I used the new ones I ordered from honeyvillefarms.com. They sell lots of food in bulk too being a major restourant food supplier.

captaincrunch said...

Oh' yeah almost forgot. If you store flour, use dry ice on top of the flour in the bucket. The CO2 in the dry ice will disperse the oxygen and kill the bugs.

Under The SC Sun said...

If you can get used icing or syrup buckets they have less objectionable odor so long as nothing ever soured in them. I agree with the Gamma lid comment. If you are storing for longer term (months or years, not weeks) then look at food grade Oxygen Absorbers. They can actually cause a mild vacuum in a tightly sealed container. An example of what is available:

http://store.honeyvillegrain.com/oxygenabsorbers100cc.aspx

tilapiacultmanifesto said...
This comment has been removed by the author.
Carlos said...

Bugs are bad enough but rodents are the real problem living out in the country. We used to keep everything we could in steel containers with locking containers or glass jars. Potatoes were kept in steel mesh basket with a heavy lid on it.

Boopster said...

I use a food saver with plastic canisters and vacuum sealed tops with good results, but occasionally the seal will decrease. You could also vacuum seal the products and store them in the freezer in more "bite size" food saver plastic bags (they are reuseable).

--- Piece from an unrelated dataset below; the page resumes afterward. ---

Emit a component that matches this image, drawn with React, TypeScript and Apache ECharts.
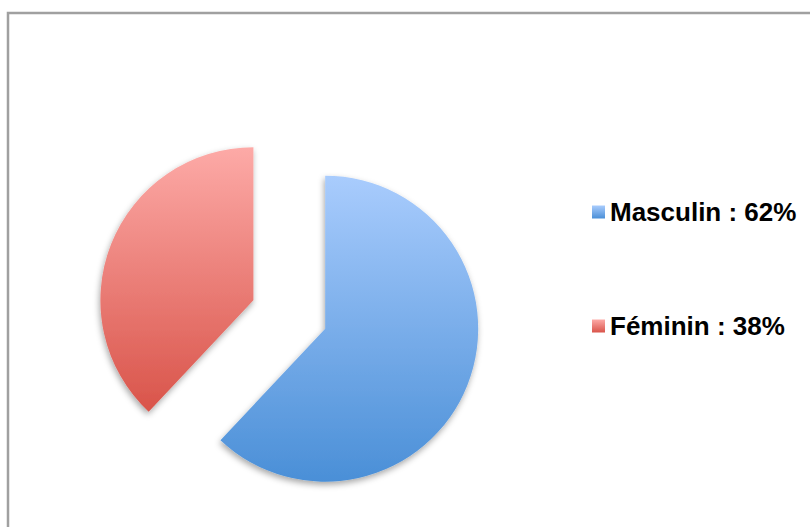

Here is some information I found on the internet:

Control of All Stored Food Pests:

Inspection and identification of all potential food sources is essential to controlling the infestation. Control requires locating and discarding all infested items. Do not overlook intact boxes or containers because many insects can chew their way into cardboard and foil.

Infested items can be thrown away or salvaged by freezing three to four days. Food can be heated in a 140ºF oven for an hour with the same result. Empty and thoroughly vacuum cupboards or shelves holding infested items, paying particular attention to cracks and corners. Vacuuming picks up hiding insects and spilled or infested material. Empty the vacuum cleaner or discard the vacuum cleaner bag after use to prevent reinfestation.

Do not use insecticides for controlling these or other insects in pantry areas. Washing shelves with detergent, bleach, ammonia or disinfectants will not have any effect on these pests since these insects lay their eggs on suitable food. Removing infested items and thoroughly cleaning with a vacuum is usually sufficient. As a precaution against reinfestation, store susceptible foods in tightly sealed glass, metal or heavy plastic containers or in the refrigerator or freezer.

If insects continue to appear, go through stored items again, also check other rooms in the home for possible sources. Tree seeds blown into ventilators or around windows may harbor these pests. Dermestids (carpet beetles) can develop in many products such as feathers, silk, wool, fur, stuffed animal skins, dead insects, lint and many other materials. If insect problems persist, seek assistance from a pest control professional.

Full text is at http://lancaster.unl.edu/pest/resources/pantrypests304.shtml

Adrian said...

Check out www.oxo.com
Good reviews, expensive, but air tight.

jpark22 said...

Freeze for 24 hours and put them in a jar or plastic container. That will solve your problem. Pretty simple.

2 Dogs said...

DE, JW will kill those pesky critters. You can intersperse it in the food, sprinkle it in your cabinets and around your house. As long as it stays dry it will last forever. Nontoxic all natural. You can eat it.
Just make sure it is food grade DE not the stuff they sell at swimming pool supplies for filters.
Bad for bugs only. Won't harm you or your pets. Food grade diatomaceous earth will take care of your bugs.